5 Common Concussion Myths

Brain in hands represents common concussion myths

Thanks to the infamous Sidney Crosby concussion and neck injury saga, which began in 2011, public awareness of the injury has grown immensely. Recent research efforts have shed more light on this ‘invisible injury’ and debunked several long-standing concussion myths in the process.

Myth #1: A direct blow to the head is required to sustain a concussion.

Concussion is a result of the movement of the brain within the skull. Because the brain is surrounded by fluid, any significant force applied to the body (including head, neck, torso, etc.) may be enough to transmit an impulse to the head and cause the brain to shift within the skull — think whiplash!

We often see patients who come to us after motor vehicle accidents, falls, or sport injuries. Sometimes these individuals show clear symptoms of a concussion, but because there was no direct contact causing the head injury, the condition goes unrecognized by the patient, family members, and even other healthcare providers.

“How could I have a concussion? I didn’t even hit my head!”

We assure you, it is possible.

Myth #2: Loss of consciousness is the primary diagnostic indicator for concussion.

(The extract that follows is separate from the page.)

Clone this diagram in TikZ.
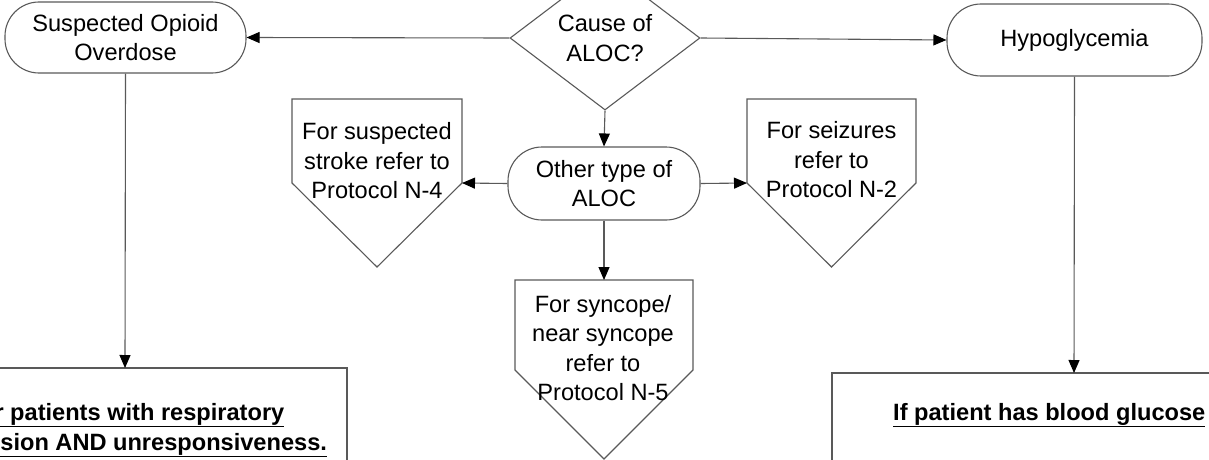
\documentclass[tikz,border=0pt]{standalone}
\usepackage{fontspec}
\setmainfont{Liberation Sans}
\usetikzlibrary{shapes.geometric,arrows.meta}

\begin{document}
\begin{tikzpicture}[x=1pt,y=-1pt,>={Triangle[length=13pt,width=11pt,color=black]}]
  \tikzstyle{line}=[draw=black!65, line width=1.1pt]
  \tikzstyle{term}=[line, rectangle, rounded corners=34pt, align=center,
    font=\fontsize{23.6}{29.5}\selectfont, inner sep=0pt]
  \tikzstyle{decision}=[line, diamond, aspect=1.32, inner sep=0pt, align=center,
    minimum width=190pt, minimum height=144pt, font=\fontsize{23.6}{29.5}\selectfont]
  \tikzstyle{txt}=[align=center, inner sep=0pt, font=\fontsize{23.6}{29.5}\selectfont]
  \tikzstyle{boldtxt}=[txt, font=\fontsize{23.6}{30}\selectfont\bfseries]

  \useasboundingbox (0,0) rectangle (1209,460);
  \clip (0,0) rectangle (1209,460);

  \node[decision] (cause) at (605,38) {Cause of\\ALOC?};

  \node[term, minimum width=241pt, minimum height=71pt] (opioid) at (125.5,37.5) {Suspected Opioid\\Overdose};

  \node[term, minimum width=255pt, minimum height=72pt] (hypo) at (1074.5,40) {Hypoglycemia};

  \node[term, minimum width=192pt, minimum height=73pt] (other) at (604,183.5) {Other type of\\ALOC};

  % off-page shapes
  \coordinate (strokeL) at (292,183);
  \coordinate (strokeR) at (462,183);
  \draw[line] (292,99) -- (462,99) -- (strokeR) -- (377,267) -- (strokeL) -- cycle;
  \node[txt] (stroke) at (377,161) {For suspected\\stroke refer to\\Protocol N-4};

  \coordinate (seizL) at (747,183);
  \coordinate (seizR) at (916,183);
  \draw[line] (747,99) -- (916,99) -- (seizR) -- (831.5,267) -- (seizL) -- cycle;
  \node[txt] (seiz) at (831.5,160) {For seizures\\refer to\\Protocol N-2};

  \coordinate (syncT) at (604,280);
  \draw[line] (515,280) -- (693,280) -- (693,370) -- (604,459) -- (515,370) -- cycle;
  \node[txt] (sync) at (603,348) {For syncope/\\near syncope\\refer to\\Protocol N-5};

  % lower boxes
  \coordinate (leftT) at (125,368);
  \draw[line] (-97,368) rectangle (347,480);
  \node[boldtxt] (naloxone) at (125,430) {\underline{For patients with respiratory}\\\underline{depression AND unresponsiveness.}};

  \coordinate (rightT) at (1074,373);
  \draw[line] (832,373) rectangle (1320,480);
  \node[boldtxt, anchor=base west] (glucose) at (893,420) {\underline{If patient has blood glucose}};

  \draw[line,->] (cause.west) -- (opioid.east);
  \draw[line,->] (cause.east) -- (hypo.west);
  \draw[line,->] (cause.south) -- (other.north);
  \draw[line,->] (other.west) -- (strokeR);
  \draw[line,->] (other.east) -- (seizL);
  \draw[line,->] (other.south) -- (syncT);
  \draw[line,->] (opioid.south) -- (leftT);
  \draw[line,->] (hypo.south) -- (rightT);

\end{tikzpicture}
\end{document}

Woman massaging a headache is suffering from concussion symptoms in Guelph

A long time ago, medical professionals assumed that loss of consciousness was the only clear indicator of potential brain injury. This meant that A LOT of head injuries went undiagnosed and unmanaged.

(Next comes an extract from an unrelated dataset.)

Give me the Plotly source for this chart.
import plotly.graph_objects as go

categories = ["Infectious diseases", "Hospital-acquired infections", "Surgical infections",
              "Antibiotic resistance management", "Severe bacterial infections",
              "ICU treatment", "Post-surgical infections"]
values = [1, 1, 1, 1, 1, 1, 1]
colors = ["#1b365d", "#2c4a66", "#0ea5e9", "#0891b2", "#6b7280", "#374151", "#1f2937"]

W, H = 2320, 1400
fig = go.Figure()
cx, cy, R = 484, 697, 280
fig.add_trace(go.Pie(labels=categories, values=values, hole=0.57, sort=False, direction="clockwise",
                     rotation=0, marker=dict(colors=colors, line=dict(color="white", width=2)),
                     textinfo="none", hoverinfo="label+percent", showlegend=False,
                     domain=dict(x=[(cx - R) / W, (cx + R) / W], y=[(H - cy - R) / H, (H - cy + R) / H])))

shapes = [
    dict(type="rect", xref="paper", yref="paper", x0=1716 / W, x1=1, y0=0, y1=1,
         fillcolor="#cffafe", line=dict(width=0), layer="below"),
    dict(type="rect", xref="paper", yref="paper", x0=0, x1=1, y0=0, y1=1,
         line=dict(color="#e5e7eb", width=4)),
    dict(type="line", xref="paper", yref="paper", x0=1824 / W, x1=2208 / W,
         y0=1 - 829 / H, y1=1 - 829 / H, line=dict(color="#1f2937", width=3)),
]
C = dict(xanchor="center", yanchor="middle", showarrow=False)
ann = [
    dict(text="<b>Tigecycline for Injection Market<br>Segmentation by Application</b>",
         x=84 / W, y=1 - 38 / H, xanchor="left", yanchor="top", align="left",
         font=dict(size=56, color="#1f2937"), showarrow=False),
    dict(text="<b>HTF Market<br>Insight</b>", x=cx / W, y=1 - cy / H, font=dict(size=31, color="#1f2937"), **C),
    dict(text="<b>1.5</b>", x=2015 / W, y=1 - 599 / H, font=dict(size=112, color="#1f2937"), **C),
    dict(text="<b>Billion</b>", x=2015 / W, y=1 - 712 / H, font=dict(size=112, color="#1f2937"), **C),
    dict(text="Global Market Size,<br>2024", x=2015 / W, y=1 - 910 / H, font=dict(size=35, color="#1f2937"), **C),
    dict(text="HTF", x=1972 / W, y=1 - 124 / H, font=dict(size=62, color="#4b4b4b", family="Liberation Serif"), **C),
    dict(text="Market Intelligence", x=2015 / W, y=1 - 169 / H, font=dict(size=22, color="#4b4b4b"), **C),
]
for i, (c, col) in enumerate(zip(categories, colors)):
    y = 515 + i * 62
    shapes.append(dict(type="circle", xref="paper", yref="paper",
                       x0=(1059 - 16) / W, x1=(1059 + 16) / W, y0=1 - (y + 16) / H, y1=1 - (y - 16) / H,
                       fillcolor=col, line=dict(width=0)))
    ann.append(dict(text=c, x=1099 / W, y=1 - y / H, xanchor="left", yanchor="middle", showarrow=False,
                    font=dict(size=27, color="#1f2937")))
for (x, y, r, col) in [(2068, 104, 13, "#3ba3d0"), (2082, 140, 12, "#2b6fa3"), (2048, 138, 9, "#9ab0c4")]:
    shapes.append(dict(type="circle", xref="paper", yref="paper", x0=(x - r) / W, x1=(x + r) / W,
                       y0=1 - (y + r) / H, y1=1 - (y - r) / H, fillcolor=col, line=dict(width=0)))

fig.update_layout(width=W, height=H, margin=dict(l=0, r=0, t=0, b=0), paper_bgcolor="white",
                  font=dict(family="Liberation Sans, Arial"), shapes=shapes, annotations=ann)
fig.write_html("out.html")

We now know that loss of consciousness occurs in less than 10% of concussion cases. What’s more, if you experience a brief loss of consciousness after sustaining a concussion, we also know that your injury is actually no more or less severe than if had you not lost consciousness — and there is no reason to assume that your recovery will take any longer either.

Myth #3: If nothing shows up on routine diagnostic imaging (CT, MRI), then there is no concussion

It is always important to follow up with a medical doctor immediately after sustaining a concussion. In some cases, a doctor may recommend an early CT scan — this is not to diagnose concussion. It is used to rule out more significant trauma such as bleeding in the brain or a skull fracture.

If your CT or MRI comes back normal, while a relief, this does NOT mean that there is no concussion. More sophisticated imaging techniques hold better promise in identifying concussions. For instance, functional MRI (fMRI), positron emission tomography (PET), and diffusion tensor imaging (DTI). Unfortunately these assessment tools are not yet widely available and are used primarily in research.

Myth #4: Helmets, mouth guards and other protective gear can help prevent concussion.

There is actually no good clinical evidence to support the claim that helmets and mouth guards prevent concussion. Remember, concussion results from the brain shifting within the skull, after a force is transmitted to the head or body.

A helmet cannot prevent that movement from occurring — even though “concussion helmet” manufacturers would have you believe the opposite. Does this mean throw away the protective gear? Not at all! Helmets and mouth guards are important in preventing dental and facial injury, as well as skull fractures.

Myth #5: The only treatment for concussion is rest.

Concussion produces a sort of “energy crisis” in the brain, causing the brain to become easily overloaded with any added physical or cognitive effort — especially in the first 1-2 weeks following injury. This is why early rest plays an important role in managing concussion and reducing symptom load.

This does not mean sitting in a dark room is the only answer. In fact, the “dark room” approach — otherwise known as “black box therapy” — has fallen out of favour with the medical community. Seeking treatment for associated neck and/or back pain may provide additional symptom relief during the rest phase.

The best way to put you and your family at ease is to receive education around the injury and advice on activities to avoid (as well as activities which may be OK) from an experienced health professional.

For individuals who experience persistent symptoms (post-concussion syndrome), it is important to know that there are treatment options. These might include vestibular therapy for persistent dizziness and motion sensitivity, visual rehabilitation for complaints stemming from the eyes, treatment for associated neck or back discomfort, supervised exercise programs, and more.